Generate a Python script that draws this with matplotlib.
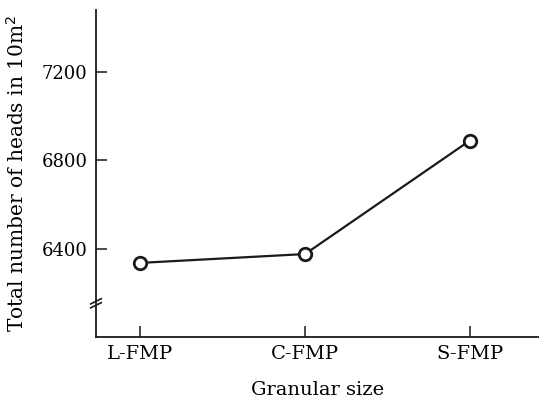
import matplotlib.pyplot as plt

# Data
categories = ["L-FMP", "C-FMP", "S-FMP"]
heads = [6337, 6377, 6890]
ytick_values = [6400, 6800, 7200]

plt.rcParams['font.family'] = ['DejaVu Serif']

fig = plt.figure(figsize=(5.39, 4.05), dpi=100)
ax = fig.add_axes([0.178, 0.168, 0.822, 0.807])

x = list(range(len(categories)))
ax.plot(x, heads, color="#1a1a1a", lw=1.6, marker="o", ms=9,
        mfc="white", mec="#1a1a1a", mew=2.0, zorder=3)

ax.set_xlim(-0.27, 2.42)
ax.set_ylim(6002, 7480)
ax.set_xticks(x)
ax.set_xticklabels(categories, fontsize=14)
ax.set_yticks(ytick_values)
ax.set_yticklabels([str(v) for v in ytick_values], fontsize=13)
ax.tick_params(direction="in", length=8, width=1.1, color="#1a1a1a", pad=6)

for side in ("top", "right"):
    ax.spines[side].set_visible(False)
for side in ("left", "bottom"):
    ax.spines[side].set_linewidth(1.3)
    ax.spines[side].set_color("#1a1a1a")

# axis break marks on the y axis
for dy in (-0.006, 0.006):
    ax.plot([-0.012, 0.012], [0.103 + dy - 0.008, 0.103 + dy + 0.008],
            transform=ax.transAxes, color="#1a1a1a", lw=1.2, clip_on=False)

ax.set_xlabel("Granular size", fontsize=14, labelpad=13)
ax.set_ylabel("Total number of heads in 10m$^2$", fontsize=14.5, labelpad=10)

fig.savefig("out.png", dpi=100)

Work instructions – Using the listing, copy every line where the word "matplotlib" shows up.

Answer for the task –
Generate a Python script that draws this with matplotlib.
import matplotlib.pyplot as plt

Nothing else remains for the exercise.